* _WRITTEN REQUEST_: In the listing below, locate the line containing "Rebuild this chart" and the line containing "60, 70, 80];". Output both of them and every line between, exactly as written, and nothing more.

* _DATASET_:
....
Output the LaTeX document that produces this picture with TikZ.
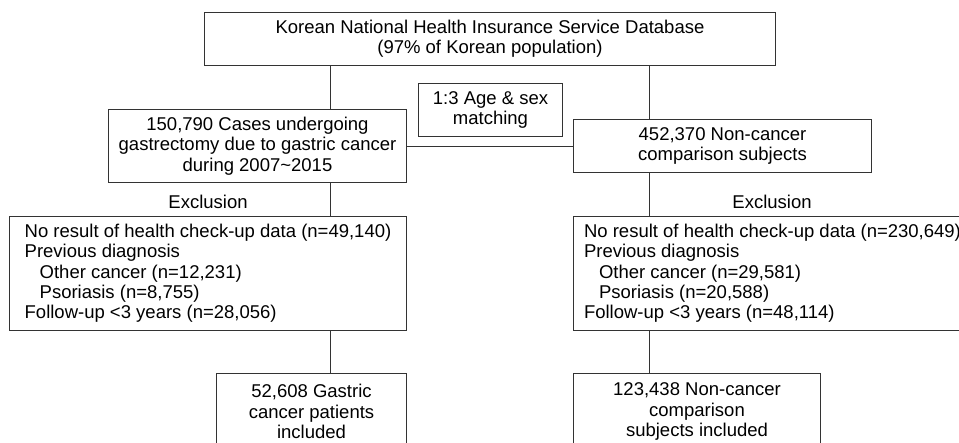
....
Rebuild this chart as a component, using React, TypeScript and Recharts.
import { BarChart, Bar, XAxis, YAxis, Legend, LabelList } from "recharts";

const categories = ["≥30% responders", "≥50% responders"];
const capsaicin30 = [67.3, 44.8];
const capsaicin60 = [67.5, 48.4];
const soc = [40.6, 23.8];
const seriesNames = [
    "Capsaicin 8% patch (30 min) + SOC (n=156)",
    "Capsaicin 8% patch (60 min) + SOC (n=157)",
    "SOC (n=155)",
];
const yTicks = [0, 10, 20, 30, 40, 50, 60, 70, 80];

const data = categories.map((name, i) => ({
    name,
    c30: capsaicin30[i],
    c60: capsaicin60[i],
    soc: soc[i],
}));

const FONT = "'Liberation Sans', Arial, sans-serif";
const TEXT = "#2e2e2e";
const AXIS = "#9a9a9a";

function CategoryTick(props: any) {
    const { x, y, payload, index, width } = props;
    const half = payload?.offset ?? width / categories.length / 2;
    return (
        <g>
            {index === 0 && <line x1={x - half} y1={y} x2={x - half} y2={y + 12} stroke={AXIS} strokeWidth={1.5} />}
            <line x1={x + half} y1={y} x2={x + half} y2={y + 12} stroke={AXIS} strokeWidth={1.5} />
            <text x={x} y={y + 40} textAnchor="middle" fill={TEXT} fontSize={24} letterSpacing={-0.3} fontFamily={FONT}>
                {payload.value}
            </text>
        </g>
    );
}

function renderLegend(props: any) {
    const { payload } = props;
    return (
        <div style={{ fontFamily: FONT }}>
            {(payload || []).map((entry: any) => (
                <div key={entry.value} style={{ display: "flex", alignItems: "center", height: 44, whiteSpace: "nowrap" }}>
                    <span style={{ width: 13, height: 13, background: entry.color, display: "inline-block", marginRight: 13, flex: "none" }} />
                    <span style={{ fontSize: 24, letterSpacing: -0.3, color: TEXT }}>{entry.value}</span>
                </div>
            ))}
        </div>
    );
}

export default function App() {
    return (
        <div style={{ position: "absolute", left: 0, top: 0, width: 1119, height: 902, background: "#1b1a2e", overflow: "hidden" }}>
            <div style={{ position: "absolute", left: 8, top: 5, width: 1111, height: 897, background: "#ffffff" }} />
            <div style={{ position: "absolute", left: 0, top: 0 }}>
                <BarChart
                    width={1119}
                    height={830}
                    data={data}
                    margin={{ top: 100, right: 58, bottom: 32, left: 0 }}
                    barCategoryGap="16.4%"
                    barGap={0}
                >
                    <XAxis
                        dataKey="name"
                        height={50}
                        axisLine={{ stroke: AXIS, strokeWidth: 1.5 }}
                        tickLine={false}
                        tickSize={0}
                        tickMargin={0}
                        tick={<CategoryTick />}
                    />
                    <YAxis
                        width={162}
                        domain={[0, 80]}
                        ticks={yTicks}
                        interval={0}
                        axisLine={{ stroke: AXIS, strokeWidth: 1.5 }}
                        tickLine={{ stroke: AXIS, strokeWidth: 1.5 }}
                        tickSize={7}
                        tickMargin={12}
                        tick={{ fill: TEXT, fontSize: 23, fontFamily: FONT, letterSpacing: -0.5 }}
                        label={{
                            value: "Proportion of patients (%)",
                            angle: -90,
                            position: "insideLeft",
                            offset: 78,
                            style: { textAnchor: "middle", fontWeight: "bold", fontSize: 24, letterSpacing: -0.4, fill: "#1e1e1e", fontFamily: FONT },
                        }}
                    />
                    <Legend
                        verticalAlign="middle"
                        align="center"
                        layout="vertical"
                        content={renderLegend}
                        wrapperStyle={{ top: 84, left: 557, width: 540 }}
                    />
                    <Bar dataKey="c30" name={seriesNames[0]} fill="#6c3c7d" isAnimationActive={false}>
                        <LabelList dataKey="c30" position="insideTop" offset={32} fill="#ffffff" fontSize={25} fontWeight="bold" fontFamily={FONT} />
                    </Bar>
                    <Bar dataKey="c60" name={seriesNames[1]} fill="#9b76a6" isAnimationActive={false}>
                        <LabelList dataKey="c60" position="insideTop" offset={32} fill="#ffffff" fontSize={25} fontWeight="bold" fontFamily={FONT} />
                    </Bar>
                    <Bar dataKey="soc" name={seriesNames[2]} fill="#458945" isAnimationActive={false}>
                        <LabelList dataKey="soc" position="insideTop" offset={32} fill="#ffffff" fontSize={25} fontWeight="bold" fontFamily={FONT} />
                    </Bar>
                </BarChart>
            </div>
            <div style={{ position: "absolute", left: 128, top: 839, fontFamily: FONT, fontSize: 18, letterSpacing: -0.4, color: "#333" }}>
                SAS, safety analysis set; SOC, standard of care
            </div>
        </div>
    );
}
....
* _ANSWER_:
Rebuild this chart as a component, using React, TypeScript and Recharts.
import { BarChart, Bar, XAxis, YAxis, Legend, LabelList } from "recharts";

const categories = ["≥30% responders", "≥50% responders"];
const capsaicin30 = [67.3, 44.8];
const capsaicin60 = [67.5, 48.4];
const soc = [40.6, 23.8];
const seriesNames = [
    "Capsaicin 8% patch (30 min) + SOC (n=156)",
    "Capsaicin 8% patch (60 min) + SOC (n=157)",
    "SOC (n=155)",
];
const yTicks = [0, 10, 20, 30, 40, 50, 60, 70, 80];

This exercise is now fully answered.